Some residents in Oakland, which is located south of Apopka, are outraged over the proposed limit on water and said the rapid growth in the area must stop until there is no longer a shortage.

"I don’t understand why they are allowing them to still build if the water supply is not there," Oakland resident "Susan" said. "And, why should we be cut?"

Get used to it–and get used to the howls of protest from people who just don’t want to think about where their stuff comes from, and where it goes when they’re done with it. As the world dries up, warms up, and begins to run out of everything, we’re about to hit the era of forced sustainability.

It might not be fun, but at least it will be real.


Comments (3 comments)

ClintJCL / April 7th, 2008, 3:49 pm / #1

I don’t think the true solution will ever come from every individual caring and changing his or hers actions, but from scientific innovation that makes it cheaper to be green than not. Human nature is pretty immutable.

BTW, that washing machine toilet that I THINK you posted, but maybe it was Ryan, was awesome. Then I started to think — my urine is liquid too. Would it be worth the energy to purify THAT (not enough to drink, but enough to add to the washer load). I also wondered if the ammonia in our urine could be converted to cleaning products.

But they have to make things cheaper. Government subsidies would actually be good (for once) in this situation. They should really give out free CFL light bulbs — but honestly my reason for getting them was because they would be cheaper in the long run, not because of the energy.

I’d rather destroy the planet than live in the dark, and sadly this is probably true for most people.

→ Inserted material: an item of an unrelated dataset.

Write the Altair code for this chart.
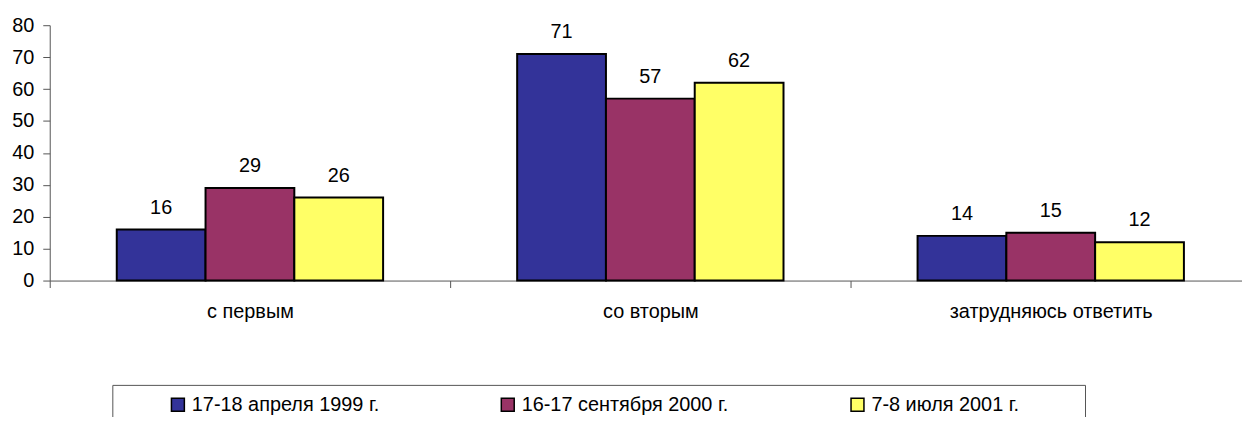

So they have to make things cheaper.

Of course, rising oil costs will help that too :)

Alex / April 7th, 2008, 4:27 pm / #2

Greywater systems are somewhat of a hurdle for most households, both psychological (used water? yuck!) and in terms of performing the installation and upkeep. They’re going to be more and more neccessary as time goes on. Catching rainwater is a good option if the ground is poor at absorbing water or there’s so much rain it flows straight into the ocean (I’m from the oregon coast, so both apply) to become brackish. Otherwise it’s simply going back into the water table where it can be used in the typical manner.

When I was a kid I lived for a while in a house with a gravity feed rainwater system and 0 electrical items. Wasn’t too bad. But if something goes wrong, it goes really wrong.

Cristy / April 8th, 2008, 11:47 am / #3

Collecting rainwater-good idea, but not feasible in some areas because high levels of acid rain make the rain unsafe to drink. As for the proposal, it is clear that it is being done to protect the people from running out of water due to a shortage, that’s pretty standard, except that here they are giving an amount instead of a type of use allowed. I think it’s a great idea because it gives people more choice in how to use their water.